* **Requirements**
Retype the entries, please, from their first line to the line containing "const nodeLabels = ['1','2','3','0','m-1','m'];", exactly and only those lines, minus the pictures.

* **Provided records**
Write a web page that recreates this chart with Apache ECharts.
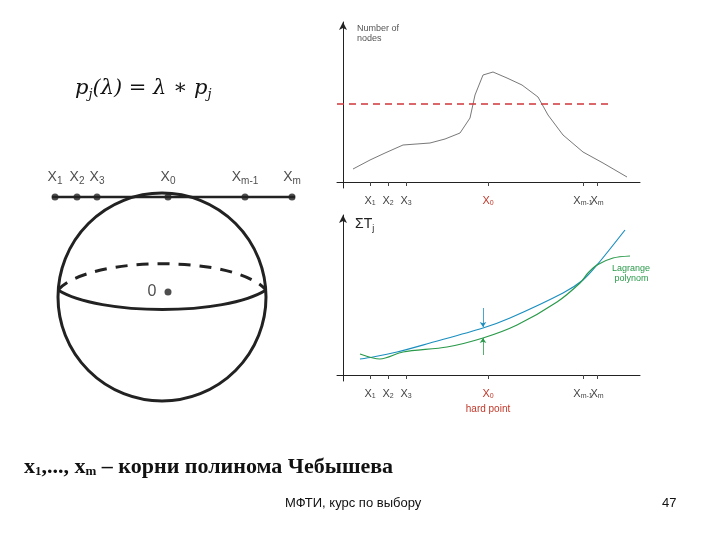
<!DOCTYPE html>
<html><head><meta charset="utf-8">
<script src="https://cdn.jsdelivr.net/npm/echarts@6/dist/echarts.min.js"></script>
<style>html,body{margin:0;padding:0;background:#fff}#c{width:720px;height:540px}</style>
</head><body><div id="c"></div>
<script>
// Top chart: number of nodes vs x
const nodesCurve = [[10,13],[27,22],[42,29],[60,37],[87,39],[102,43],[117,49],[127,64],[132,87],[140,107],[150,110],[164,104],[179,97],[195,85],[205,67],[220,47],[240,30],[260,19],[284,5]];
const hLevel = 78;
// Bottom chart: sum T_j
const sumT = [[17,16],[30,18],[54,23],[87,32],[140,47],[167,57],[220,82],[240,95],[254,110],[282,145]];
const lagrange = [[17,21],[37,16],[60,23],[104,28],[140,37],[174,50],[214,73],[237,92],[245,102],[254,110],[270,117],[287,119]];
const tickValues = [27,45,63,145,240,254];
const tickNames = ['1','2','3','0','m-1','m'];
// Left diagram nodes (x positions on chord line)
const nodeX = [55,77,97,168,245,292];
const nodeLabels = ['1','2','3','0','m-1','m'];

const chart = echarts.init(document.getElementById('c'));
function fmtX(hard){
  return function(v){
    const i = tickValues.indexOf(v);
    if (i < 0) return '';
    if (i === 3) return '{r|X}{rs|' + tickNames[i] + '}' + (hard ? '\n{h|hard point}' : '');
    return '{a|X}{s|' + tickNames[i] + '}';
  };
}
const rich = {
  a:{fontSize:11,color:'#444',fontFamily:'Liberation Sans'},
  s:{fontSize:7,color:'#444',verticalAlign:'bottom',padding:[6,0,0,0]},
  r:{fontSize:11,color:'#c0392b'},
  rs:{fontSize:7,color:'#c0392b',padding:[6,0,0,0]},
  h:{fontSize:10,color:'#c0392b',padding:[4,0,0,0]}
};
const mainTicks = tickValues.filter((v,i)=>i!==4);
const extraTicks = [tickValues[4]];
function xAx(grid, hard, vals, main){
  return {gridIndex:grid,type:'value',min:-6,max:297,position:'bottom',
    axisLine:{show:main,onZero:true,lineStyle:{color:'#222',width:1}},
    axisTick:{show:main,customValues:mainTicks.concat(extraTicks),length:4,lineStyle:{color:'#444'}},
    axisLabel:{show:true,customValues:vals,formatter:fmtX(hard),rich:rich,margin:6,hideOverlap:false},
    splitLine:{show:false}};
}
function yAx(grid, name){
  return {gridIndex:grid,type:'value',min:-6,max:160,
    axisLine:{show:true,symbol:['none','arrow'],symbolSize:[6,8],lineStyle:{color:'#222',width:1}},
    axisTick:{show:false},axisLabel:{show:false},splitLine:{show:false},
    name:name.text,nameLocation:'end',nameGap:name.gap,
    nameTextStyle:name.style};
}
const nodeData = nodeX.map(x=>[x,197]);
chart.setOption({
  animation:false,
  grid:[
    {left:337,top:22,width:303,height:166},
    {left:337,top:215,width:303,height:166},
    {left:0,top:0,width:720,height:540}
  ],
  xAxis:[xAx(0,false,mainTicks,true),xAx(1,true,mainTicks,true),
    {gridIndex:2,type:'value',min:0,max:720,show:false},
    xAx(0,false,extraTicks,false),xAx(1,true,extraTicks,false)],
  yAxis:[
    yAx(0,{text:'Number of\nnodes',gap:-22,style:{color:'#555',fontSize:9,align:'left',lineHeight:10,padding:[0,0,0,14]}}),
    yAx(1,{text:'{b|ΣT}{j|j}',gap:-18,style:{align:'left',padding:[0,0,0,12],rich:{b:{fontSize:14,color:'#222'},j:{fontSize:9,color:'#222',padding:[8,0,0,0]}}}}),
    {gridIndex:2,type:'value',min:0,max:540,inverse:true,show:false}
  ],
  series:[
    {type:'line',xAxisIndex:0,yAxisIndex:0,data:nodesCurve,symbol:'none',lineStyle:{color:'#555',width:0.8}},
    {type:'line',xAxisIndex:0,yAxisIndex:0,data:[[-6,hLevel],[267,hLevel]],symbol:'none',lineStyle:{color:'#d0363a',width:1.5,type:[7,5]}},
    {type:'line',xAxisIndex:1,yAxisIndex:1,data:sumT,symbol:'none',smooth:0.3,lineStyle:{color:'#1a8fc0',width:1.2},
      markLine:{silent:true,symbol:['none','arrow'],symbolSize:5,label:{show:false},lineStyle:{color:'#1a8fc0',type:'solid',width:0.8},data:[[{coord:[140,67]},{coord:[140,48]}]]}},
    {type:'line',xAxisIndex:1,yAxisIndex:1,data:lagrange,symbol:'none',smooth:0.3,lineStyle:{color:'#2a9a4a',width:1.2},
      markLine:{silent:true,symbol:['none','arrow'],symbolSize:5,label:{show:false},lineStyle:{color:'#2a9a4a',type:'solid',width:0.8},data:[[{coord:[140,20]},{coord:[140,37]}]]}},
    {type:'line',xAxisIndex:2,yAxisIndex:2,data:[[52,197],[295,197]],symbol:'none',lineStyle:{color:'#222',width:2.5}},
    {type:'scatter',xAxisIndex:2,yAxisIndex:2,data:nodeData,symbolSize:7,itemStyle:{color:'#222'},
      label:{show:true,position:'top',distance:7,formatter:p=>'{x|X}{s|'+nodeLabels[p.dataIndex]+'}',
        rich:{x:{fontSize:14,color:'#222'},s:{fontSize:10,color:'#222',padding:[8,0,0,0]}}}},
    {type:'scatter',xAxisIndex:2,yAxisIndex:2,data:[[168,292]],symbolSize:7,itemStyle:{color:'#222'},
      label:{show:true,position:'left',distance:8,formatter:'0',fontSize:16,color:'#222'}}
  ],
  graphic:[
    {type:'circle',shape:{cx:162,cy:297,r:104},style:{fill:'none',stroke:'#222',lineWidth:3}},
    {type:'bezierCurve',shape:{x1:58,y1:290,cpx1:90,cpy1:255,cpx2:235,cpy2:255,x2:266,y2:290},style:{fill:'none',stroke:'#222',lineWidth:3,lineDash:[12,9]}},
    {type:'bezierCurve',shape:{x1:58,y1:290,cpx1:100,cpy1:316,cpx2:225,cpy2:316,x2:266,y2:290},style:{fill:'none',stroke:'#222',lineWidth:3}},
    {type:'text',left:75,top:78,style:{text:'{i|p}{s|j}{i|(λ) = λ ∗ p}{s|j}',rich:{i:{fill:'#111',fontSize:21,fontFamily:'DejaVu Serif',fontStyle:'italic'},s:{fill:'#111',fontSize:13,fontFamily:'DejaVu Serif',fontStyle:'italic',padding:[12,0,0,0]}}}},
    {type:'text',left:612,top:264,style:{text:'Lagrange\n polynom',fill:'#2a9a4a',fontSize:9,lineHeight:10,fontFamily:'Liberation Sans'}},
    {type:'text',left:24,top:456,style:{text:'{b|x}{s|1}{b|,..., x}{s|m}{b| – корни полинома Чебышева}',rich:{b:{fill:'#111',fontSize:22,fontWeight:'bold',fontFamily:'Liberation Serif'},s:{fill:'#111',fontSize:13,fontWeight:'bold',fontFamily:'Liberation Serif',padding:[10,0,0,0]}}}},
    {type:'text',left:285,top:497,style:{text:'МФТИ, курс по выбору',fill:'#111',fontSize:13,fontFamily:'Liberation Sans'}},
    {type:'text',left:662,top:497,style:{text:'47',fill:'#111',fontSize:13,fontFamily:'Liberation Sans'}}
  ]
});
</script></body></html>
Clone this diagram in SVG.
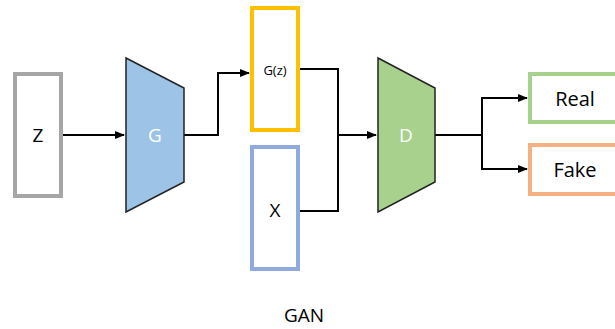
<svg xmlns="http://www.w3.org/2000/svg" width="615" height="329" viewBox="0 0 615 329">
<style>
text{font-family:"Open Sans","Liberation Sans",sans-serif;text-anchor:middle;dominant-baseline:central;fill:#000}
.box{fill:#fff;stroke-width:4}
.trap{stroke:#222;stroke-width:1.5}
.conn{fill:none;stroke:#000;stroke-width:2}
</style>
<defs>
<marker id="ah" markerWidth="10" markerHeight="8" refX="9" refY="4" orient="auto" markerUnits="userSpaceOnUse">
<path d="M0,0 L10,4 L0,8 z" fill="#000"/>
</marker>
</defs>
<g id="connectors">
<path class="conn" d="M62,135 H124" marker-end="url(#ah)"/>
<path class="conn" d="M184,135 H218 V73 H249" marker-end="url(#ah)"/>
<path class="conn" d="M299,69 H338 V211 H299"/>
<path class="conn" d="M338,135 H376" marker-end="url(#ah)"/>
<path class="conn" d="M435,135 H482 V98 H527" marker-end="url(#ah)"/>
<path class="conn" d="M482,135 V169 H527" marker-end="url(#ah)"/>
</g>
<g id="Z"><rect class="box" x="15" y="74" width="46" height="122" stroke="#a6a6a6"/><text x="38" y="135" font-size="19">Z</text></g>
<g id="G"><polygon class="trap" points="126,58 184,88 184,182 126,212" fill="#9dc3e6"/><text x="155" y="135" font-size="19" style="fill:#fff">G</text></g>
<g id="Gz"><rect class="box" x="252" y="8" width="46" height="122" stroke="#ffc000"/><text x="275" y="70" font-size="13">G(z)</text></g>
<g id="X"><rect class="box" x="252" y="147" width="46" height="122" stroke="#8faadc"/><text x="275" y="210" font-size="19">X</text></g>
<g id="D"><polygon class="trap" points="378,58 435,88 435,182 378,212" fill="#a9d18e"/><text x="406" y="135" font-size="19" style="fill:#fff">D</text></g>
<g id="Real"><rect class="box" x="530" y="74" width="90" height="48" stroke="#a9d18e" stroke-width="3.5"/><text x="575" y="98" font-size="20">Real</text></g>
<g id="Fake"><rect class="box" x="530" y="145" width="90" height="49" stroke="#f4b183" stroke-width="3.5"/><text x="575" y="169" font-size="20">Fake</text></g>
<text x="304" y="315" font-size="19">GAN</text>
</svg>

* **Solution to this task**
Write a web page that recreates this chart with Apache ECharts.
<!DOCTYPE html>
<html><head><meta charset="utf-8">
<script src="https://cdn.jsdelivr.net/npm/echarts@6/dist/echarts.min.js"></script>
<style>html,body{margin:0;padding:0;background:#fff}#c{width:720px;height:540px}</style>
</head><body><div id="c"></div>
<script>
// Top chart: number of nodes vs x
const nodesCurve = [[10,13],[27,22],[42,29],[60,37],[87,39],[102,43],[117,49],[127,64],[132,87],[140,107],[150,110],[164,104],[179,97],[195,85],[205,67],[220,47],[240,30],[260,19],[284,5]];
const hLevel = 78;
// Bottom chart: sum T_j
const sumT = [[17,16],[30,18],[54,23],[87,32],[140,47],[167,57],[220,82],[240,95],[254,110],[282,145]];
const lagrange = [[17,21],[37,16],[60,23],[104,28],[140,37],[174,50],[214,73],[237,92],[245,102],[254,110],[270,117],[287,119]];
const tickValues = [27,45,63,145,240,254];
const tickNames = ['1','2','3','0','m-1','m'];
// Left diagram nodes (x positions on chord line)
const nodeX = [55,77,97,168,245,292];
const nodeLabels = ['1','2','3','0','m-1','m'];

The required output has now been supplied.